**SUPPLIED DATA:**
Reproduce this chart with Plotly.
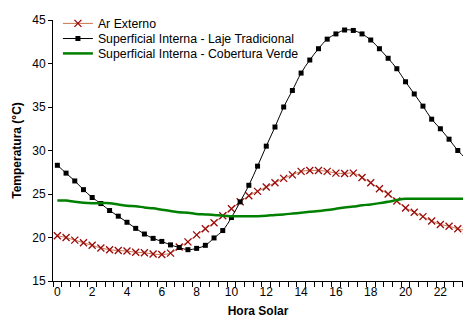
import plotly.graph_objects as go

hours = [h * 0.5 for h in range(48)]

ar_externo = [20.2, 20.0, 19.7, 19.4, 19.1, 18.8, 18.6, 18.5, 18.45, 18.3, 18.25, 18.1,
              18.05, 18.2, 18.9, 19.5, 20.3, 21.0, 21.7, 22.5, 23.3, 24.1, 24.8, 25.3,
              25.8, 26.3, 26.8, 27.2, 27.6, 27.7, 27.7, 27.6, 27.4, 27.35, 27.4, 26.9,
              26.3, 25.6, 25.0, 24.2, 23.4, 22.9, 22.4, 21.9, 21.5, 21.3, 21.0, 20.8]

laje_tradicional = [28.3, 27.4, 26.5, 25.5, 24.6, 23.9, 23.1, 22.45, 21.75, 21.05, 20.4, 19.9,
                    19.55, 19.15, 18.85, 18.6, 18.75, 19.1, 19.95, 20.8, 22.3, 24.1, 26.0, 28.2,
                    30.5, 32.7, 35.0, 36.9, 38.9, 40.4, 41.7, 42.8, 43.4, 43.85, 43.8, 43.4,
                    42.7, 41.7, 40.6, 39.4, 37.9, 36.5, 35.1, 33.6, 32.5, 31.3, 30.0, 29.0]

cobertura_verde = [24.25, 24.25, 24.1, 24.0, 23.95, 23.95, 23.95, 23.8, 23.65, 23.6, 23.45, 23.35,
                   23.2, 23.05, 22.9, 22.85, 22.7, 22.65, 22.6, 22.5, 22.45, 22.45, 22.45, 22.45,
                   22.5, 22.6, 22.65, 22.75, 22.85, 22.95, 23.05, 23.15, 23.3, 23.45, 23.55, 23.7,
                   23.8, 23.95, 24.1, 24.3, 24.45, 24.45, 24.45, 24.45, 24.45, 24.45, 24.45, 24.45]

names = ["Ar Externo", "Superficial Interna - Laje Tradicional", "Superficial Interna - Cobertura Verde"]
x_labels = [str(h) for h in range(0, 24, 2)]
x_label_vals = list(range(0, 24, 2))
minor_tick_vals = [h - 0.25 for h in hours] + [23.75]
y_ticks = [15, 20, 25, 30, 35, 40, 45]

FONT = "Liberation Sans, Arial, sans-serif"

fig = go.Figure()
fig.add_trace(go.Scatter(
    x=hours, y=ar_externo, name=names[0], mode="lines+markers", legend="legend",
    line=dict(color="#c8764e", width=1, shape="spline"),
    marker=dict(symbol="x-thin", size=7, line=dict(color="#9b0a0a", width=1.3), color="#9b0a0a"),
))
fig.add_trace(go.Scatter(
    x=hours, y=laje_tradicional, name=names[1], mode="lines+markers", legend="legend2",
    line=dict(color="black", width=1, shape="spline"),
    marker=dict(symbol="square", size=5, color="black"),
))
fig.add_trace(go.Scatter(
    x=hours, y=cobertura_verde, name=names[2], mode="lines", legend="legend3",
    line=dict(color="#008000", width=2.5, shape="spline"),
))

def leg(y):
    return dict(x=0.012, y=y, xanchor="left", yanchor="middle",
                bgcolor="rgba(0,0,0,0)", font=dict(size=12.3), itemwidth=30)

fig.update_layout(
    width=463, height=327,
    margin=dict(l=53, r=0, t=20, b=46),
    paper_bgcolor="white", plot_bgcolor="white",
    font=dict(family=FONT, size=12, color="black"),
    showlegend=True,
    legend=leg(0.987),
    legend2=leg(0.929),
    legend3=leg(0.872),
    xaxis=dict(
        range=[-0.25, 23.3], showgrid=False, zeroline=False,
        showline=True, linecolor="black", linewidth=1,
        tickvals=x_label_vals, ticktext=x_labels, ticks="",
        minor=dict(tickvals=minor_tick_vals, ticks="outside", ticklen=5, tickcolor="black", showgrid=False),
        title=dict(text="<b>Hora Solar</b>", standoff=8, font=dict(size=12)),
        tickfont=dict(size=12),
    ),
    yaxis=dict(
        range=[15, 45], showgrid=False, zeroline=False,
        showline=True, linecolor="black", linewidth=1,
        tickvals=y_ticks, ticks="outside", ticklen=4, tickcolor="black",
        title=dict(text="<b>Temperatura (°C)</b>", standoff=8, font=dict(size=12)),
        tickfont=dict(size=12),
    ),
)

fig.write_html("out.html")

**TASK TO COMPLETE:**
Look at the listing and set down only the lines from its start through the line with "21.3, 21.0, 20.8]", word for word and without pictures.

**EXERCISE ANSWER:**
Reproduce this chart with Plotly.
import plotly.graph_objects as go

hours = [h * 0.5 for h in range(48)]

ar_externo = [20.2, 20.0, 19.7, 19.4, 19.1, 18.8, 18.6, 18.5, 18.45, 18.3, 18.25, 18.1,
              18.05, 18.2, 18.9, 19.5, 20.3, 21.0, 21.7, 22.5, 23.3, 24.1, 24.8, 25.3,
              25.8, 26.3, 26.8, 27.2, 27.6, 27.7, 27.7, 27.6, 27.4, 27.35, 27.4, 26.9,
              26.3, 25.6, 25.0, 24.2, 23.4, 22.9, 22.4, 21.9, 21.5, 21.3, 21.0, 20.8]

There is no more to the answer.